楽譜のご紹介
相当古い話ですが、20世紀になりたてのあたりに、バディー・ボールデンという黒人コルネット吹きがいました。その後のジャズにつながる重要な人物として知られています。当時のいろいろな音楽を自分流に解釈しコルネットを通して表現し、絶えず即興音楽を奏でていたということです。そして、とにかく音がでかかったということです。
その後、キング・オリバーやその弟子のルイアームストロングと続き、コルネットを通じてジャズが発展していきます。もちろん、その他の楽器による演奏もありました。そんなボールデンのバンドのラストに演奏されるのが、このホームスイートホームということでした。
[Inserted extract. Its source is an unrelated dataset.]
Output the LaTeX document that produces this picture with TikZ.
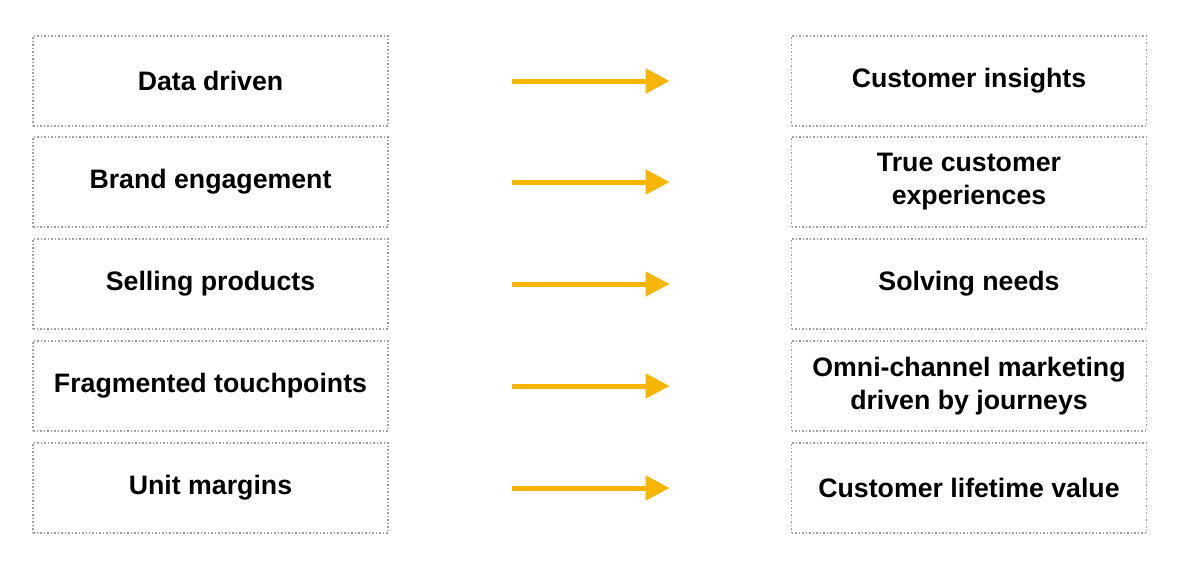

そして、たぶん、想像ですが、ルイ・アームストロングがコルネットを初めて練習した曲もホームスイートホームといわれており、単なる偶然ではないと思います。
この曲はルイ・アームストロングが貧しい少年時代に、アルバイトで稼いだお金で、中古のコルネットを買って、初めて吹けるようになった曲だそうです。
20世紀初頭では、トランペットより、コルネットのほうが一般的だったようです。それと、扱いやすさもあるでしょう。まさに、ジャズの創生期のお話で、貧困にあえぐ母子家庭であったルイ・アームストロングの何かに触れるものがあったに違いないと思います。
ジャズの歴史については、30年ぐらい前にNHKの海外番組の日本語版として、紹介されていた『JAZZ a film by ken barns』というのがあり、大変面白かったのですが、日本語版はなく、youtubeで一部上がっています。
ただ、黒人奴隷がアメリカで、どのように暮らし、どのように、ジャズを生み出したかというところが、youtubeでも抜けていて残念です。ちょうど、ルイ・アームストロングの天才を表現している部分が抜けているのです。
ビルマの竪琴という古い映画で、琵琶の演奏が印象的です。この曲もやはり明治からの音楽教育のなかで、みんなが歌えるような曲になった曲の一つでしょう。戦中も敵性音楽は禁止される中、こちらは対象外となったといいます。